Subject: Re: [boost] [modularization] Are modular releases a goal or a non-goal?
From: Vladimir Prus (vladimir_at_[hidden])
Date: 2014-09-18 05:18:30
On 09/18/2014 11:31 AM, Stephen Kelly wrote:
> Vladimir Prus wrote:
>>> Is something similar to this a goal or a non-goal for 'Boost
>> It looks that unless you, or somebody else, writes npm-for-c++, then the
>> huge amount of modules in Boost will make any such modular tarballs be a
>> disservice to users.
> A disservice to users? How so?
You have current situation - where users know to go a known place, download tarball,
and use it. What you're proposing is...
> There are several such npm-like things. The problem isn't choosing or
> writing one, but adoption. A prerequisite to it being operational is modular
> releases, so all you're doing is designing catch-22 situations for me to
... to introduce yet another option, namely to pick some subset of 100 tarballs to
download, where a useful subset is often big, and where you don't appear to plan
any way to automate this right away.
So that seems like offering a users a fairly inconvenient, if not useless, way
to obtain Boost components, and so such choice seems more like trouble to me.
You can argue that an ultimate goal of running some tool with the name
of Boost components you want, and having those downloaded along with dependencies,
is a good goal (and there's a lot of reason to that) and that an infrastructure to
create per-component tarballs is important implementation part, but in itself,
having a bunch of tarballs somewhere on the web seems like a non-goal to me.
>> It's must easier to just close everything and remove
>> a couple of components that take up 90% of source size.

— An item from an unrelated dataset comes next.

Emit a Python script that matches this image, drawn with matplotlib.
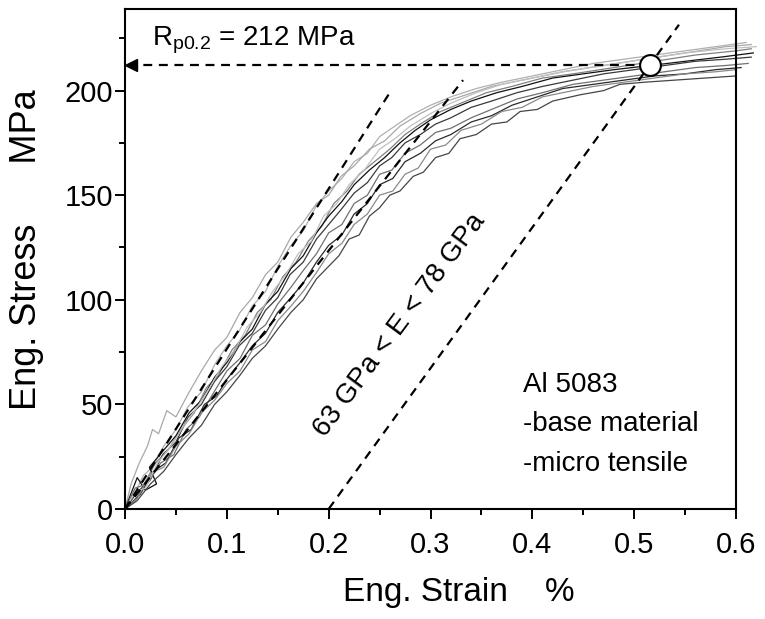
import matplotlib
matplotlib.use('Agg')
import matplotlib.pyplot as plt
from matplotlib.ticker import MultipleLocator

# stress-strain curves (strain in %, stress in MPa)
c1_strain = [0, 0.008, 0.018, 0.027, 0.038, 0.05, 0.062, 0.075, 0.088, 0.1, 0.112, 0.125, 0.138, 0.15, 0.163, 0.175, 0.188, 0.2, 0.213, 0.225, 0.238, 0.25, 0.265, 0.28, 0.3, 0.32, 0.345, 0.37, 0.4, 0.43, 0.46, 0.49, 0.52, 0.55, 0.58, 0.61]
c1_stress = [0, 6, 16, 20, 30, 38, 49, 56, 69, 78, 85, 97, 104, 116, 126, 133, 145, 152, 158, 166, 170, 178, 183, 188, 193, 197, 201, 204, 207, 210, 213, 215, 217, 219, 221, 223]

c2_strain = [0, 0.006, 0.014, 0.022, 0.027, 0.033, 0.041, 0.05, 0.062, 0.075, 0.088, 0.1, 0.113, 0.125, 0.138, 0.15, 0.163, 0.175, 0.188, 0.2, 0.212, 0.225, 0.24, 0.255, 0.27, 0.29, 0.31, 0.335, 0.36, 0.39, 0.43, 0.47, 0.51, 0.55, 0.59, 0.615]
c2_stress = [0, 12, 22, 30, 38, 36, 47, 44, 55, 66, 76, 82, 94, 101, 112, 118, 130, 137, 146, 150, 159, 164, 172, 176, 183, 189, 194, 198, 202, 205, 209, 212, 215, 218, 221, 222]

c3_strain = [0, 0.01, 0.02, 0.03, 0.042, 0.055, 0.068, 0.08, 0.092, 0.105, 0.118, 0.13, 0.143, 0.155, 0.168, 0.18, 0.193, 0.205, 0.218, 0.23, 0.245, 0.26, 0.275, 0.29, 0.31, 0.33, 0.355, 0.38, 0.41, 0.44, 0.48, 0.52, 0.56, 0.6, 0.615]
c3_stress = [0, 4, 13, 22, 28, 38, 46, 58, 64, 76, 83, 94, 100, 111, 118, 128, 135, 146, 152, 160, 166, 172, 179, 184, 190, 194, 199, 202, 206, 208, 211, 214, 217, 219, 220]

c4_strain = [0, 0.012, 0.02, 0.031, 0.024, 0.036, 0.05, 0.063, 0.075, 0.088, 0.1, 0.113, 0.125, 0.138, 0.15, 0.163, 0.175, 0.188, 0.2, 0.213, 0.225, 0.24, 0.255, 0.27, 0.285, 0.3, 0.32, 0.34, 0.365, 0.39, 0.42, 0.45, 0.48, 0.516, 0.55, 0.585, 0.617]
c4_stress = [0, 15, 9, 12, 20, 27, 35, 46, 52, 63, 70, 80, 86, 98, 104, 115, 121, 132, 140, 147, 155, 162, 168, 175, 181, 186, 191, 195, 199, 202, 206, 208, 210, 212, 214, 216, 218]

c5_strain = [0, 0.012, 0.025, 0.037, 0.05, 0.062, 0.075, 0.088, 0.1, 0.112, 0.125, 0.138, 0.15, 0.162, 0.175, 0.188, 0.2, 0.212, 0.225, 0.238, 0.25, 0.262, 0.275, 0.29, 0.305, 0.32, 0.34, 0.36, 0.385, 0.41, 0.44, 0.47, 0.5, 0.53, 0.56, 0.59, 0.615]
c5_stress = [0, 8, 14, 26, 32, 44, 50, 61, 68, 78, 84, 95, 101, 112, 118, 129, 136, 143, 151, 156, 164, 168, 175, 179, 184, 187, 192, 195, 199, 202, 205, 208, 210, 212, 214, 215, 216]

c6_strain = [0, 0.01, 0.022, 0.035, 0.048, 0.06, 0.073, 0.085, 0.1, 0.113, 0.125, 0.138, 0.15, 0.163, 0.175, 0.188, 0.2, 0.213, 0.225, 0.238, 0.25, 0.262, 0.275, 0.29, 0.305, 0.32, 0.34, 0.36, 0.385, 0.41, 0.44, 0.47, 0.5, 0.53, 0.56, 0.59, 0.612]
c6_stress = [0, 10, 12, 22, 26, 38, 44, 54, 66, 72, 83, 88, 98, 106, 114, 122, 132, 136, 146, 150, 160, 162, 170, 174, 180, 182, 187, 191, 196, 199, 203, 205, 207, 209, 211, 212, 213]

c7_strain = [0, 0.015, 0.028, 0.04, 0.053, 0.065, 0.078, 0.09, 0.1, 0.113, 0.125, 0.138, 0.15, 0.163, 0.175, 0.188, 0.2, 0.213, 0.225, 0.238, 0.25, 0.263, 0.275, 0.29, 0.305, 0.32, 0.34, 0.36, 0.38, 0.405, 0.43, 0.46, 0.49, 0.52, 0.55, 0.58, 0.605]
c7_stress = [0, 7, 18, 22, 34, 38, 50, 54, 62, 70, 78, 84, 94, 101, 108, 118, 126, 131, 141, 146, 155, 158, 166, 170, 176, 179, 185, 188, 193, 197, 201, 203, 205, 207, 208, 210, 211]

c8_strain = [0, 0.012, 0.025, 0.038, 0.05, 0.063, 0.075, 0.088, 0.1, 0.113, 0.125, 0.138, 0.15, 0.163, 0.175, 0.188, 0.2, 0.213, 0.225, 0.238, 0.25, 0.263, 0.275, 0.288, 0.3, 0.315, 0.33, 0.35, 0.37, 0.39, 0.41, 0.43, 0.46, 0.49, 0.52, 0.55, 0.58, 0.6]
c8_stress = [0, 5, 17, 20, 30, 36, 46, 52, 60, 66, 76, 80, 90, 97, 104, 113, 122, 127, 136, 141, 150, 152, 160, 163, 172, 174, 181, 184, 190, 192, 197, 199, 202, 204, 206, 208, 209, 210]

c9_strain = [0, 0.012, 0.025, 0.038, 0.05, 0.063, 0.075, 0.088, 0.1, 0.113, 0.125, 0.138, 0.15, 0.163, 0.175, 0.188, 0.2, 0.21, 0.22, 0.23, 0.24, 0.25, 0.26, 0.27, 0.283, 0.293, 0.305, 0.318, 0.329, 0.345, 0.36, 0.375, 0.388, 0.405, 0.42, 0.447, 0.47, 0.486, 0.51, 0.54, 0.57, 0.6]
c9_stress = [0, 4, 12, 18, 26, 34, 40, 50, 56, 64, 72, 78, 86, 94, 100, 110, 116, 121, 129, 131, 140, 144, 150, 152, 159, 161, 168, 170, 177, 179, 184, 185, 190, 191, 195, 198, 200, 203, 204, 205, 206, 207]

c10_strain = [0, 0.01, 0.02, 0.032, 0.045, 0.058, 0.07, 0.083, 0.095, 0.108, 0.12, 0.133, 0.145, 0.158, 0.17, 0.183, 0.195, 0.208, 0.22, 0.235, 0.25, 0.265, 0.28, 0.3, 0.32, 0.345, 0.37, 0.4, 0.43, 0.47, 0.51, 0.55, 0.59, 0.62]
c10_stress = [0, 8, 10, 22, 30, 40, 48, 58, 68, 76, 87, 94, 104, 112, 122, 128, 140, 146, 155, 162, 172, 177, 183, 189, 194, 199, 203, 206, 209, 212, 215, 218, 220, 221]

# elastic fit lines and 0.2% offset line
fit_high_x = [0, 0.26]
fit_high_y = [0, 199]
fit_low_x = [0, 0.332]
fit_low_y = [0, 205]
offset_x = [0.2, 0.544]
offset_y = [0, 231.5]
rp02_strain = 0.516
rp02_stress = 212

curves = [(c1_strain, c1_stress), (c2_strain, c2_stress), (c3_strain, c3_stress),
          (c4_strain, c4_stress), (c5_strain, c5_stress), (c6_strain, c6_stress),
          (c7_strain, c7_stress), (c8_strain, c8_stress), (c9_strain, c9_stress),
          (c10_strain, c10_stress)]
shades = ['#b0b0b0', '#a8a8a8', '#808080', '#111111', '#3a3a3a',
          '#707070', '#2a2a2a', '#8a8a8a', '#454545', '#c0c0c0']

plt.rcParams['font.family'] = ['Liberation Sans', 'DejaVu Sans']
plt.rcParams['mathtext.default'] = 'regular'

fig = plt.figure(figsize=(7.65, 6.19), dpi=100)
ax = fig.add_axes([125/765, 1-509/619, 611/765, 500/619])

for (sx, sy), c in zip(curves, shades):
    ax.plot(sx, sy, color=c, lw=0.9, clip_on=False, zorder=2)

ax.plot(fit_high_x, fit_high_y, 'k--', lw=1.6, dashes=(4, 3), zorder=3)
ax.plot(fit_low_x, fit_low_y, 'k--', lw=1.6, dashes=(4, 3), zorder=3)
ax.plot(offset_x, offset_y, 'k--', lw=1.6, dashes=(4, 3), zorder=3)

# horizontal arrow to the y axis
ax.plot([rp02_strain, 0.008], [rp02_stress, rp02_stress], 'k--', lw=1.6, dashes=(4, 3), zorder=3)
ax.plot([0.006], [rp02_stress], marker='<', color='k', ms=8, clip_on=False, zorder=4)
ax.plot([rp02_strain], [rp02_stress], 'o', ms=15, mfc='white', mec='black', mew=1.5, zorder=5)

ax.text(0.0265, 221.5, 'R$_{p0.2}$ = 212 MPa', fontsize=20, va='baseline', ha='left')
ax.text(0.27, 88, '63 GPa < E < 78 GPa', fontsize=20, rotation=53.5,
        rotation_mode='anchor', ha='center', va='center')
ax.text(0.391, 55.8, 'Al 5083', fontsize=20, va='baseline')
ax.text(0.391, 37.2, '-base material', fontsize=20, va='baseline')
ax.text(0.391, 18.1, '-micro tensile', fontsize=20, va='baseline')

ax.set_xlim(0, 0.6)
ax.set_ylim(0, 239)
ax.xaxis.set_major_locator(MultipleLocator(0.1))
ax.xaxis.set_minor_locator(MultipleLocator(0.05))
ax.yaxis.set_major_locator(MultipleLocator(50))
ax.yaxis.set_minor_locator(MultipleLocator(25))
ax.set_xticks([0, 0.1, 0.2, 0.3, 0.4, 0.5, 0.6])
ax.set_xticklabels(['0.0', '0.1', '0.2', '0.3', '0.4', '0.5', '0.6'])
ax.tick_params(which='major', direction='out', length=7.5, width=1.4, labelsize=21)
ax.tick_params(which='minor', direction='out', length=4, width=1.4)
ax.tick_params(axis='x', which='major', pad=8)
ax.tick_params(axis='y', which='major', pad=1)
for s in ax.spines.values():
    s.set_linewidth(1.5)

fig.text(459/765, 1-593/619, 'Eng. Strain    %', fontsize=24, ha='center', va='center')
fig.text(27/765, 1-250/619, 'Eng. Stress      MPa', fontsize=26, ha='center', va='center', rotation=90)

plt.savefig('out.png', dpi=100)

> Users have always had that option.
> What does 'boost modularization' introduce that's new for users? Why would
> anyone possibly get excited about the fact that static_assert is in a
> library of its own? How does that fact affect users of boost in any way?
I don't follow the logic of your questions. I'm not excited about static_assert being
a separate git repository, nor am I excited about prospect of having a separate
'release' thereof. And by saying "why would anyone possibly be excited" above you
appear to have the same view - while your earlier comments appear to suggest that
individual releases is a good thing. Could you spell out the final destination
>> (Preemptive snarky comment: Qt does not need npm, since the number of
>> modules is relatively small, and many of them are truly optional)
> Tell me how the 'truly optional' phrase applies or does not apply to boost
> modules. It's not clear what comparison you're drawing here.
It applies in that many users can download Qt Core and Qt GUI, and don't
care about the rest. In case of Boost, pretty much any useful library
will pull a dozen others, and therefore asking the users to download
component tarballs becomes much less reasonable approach.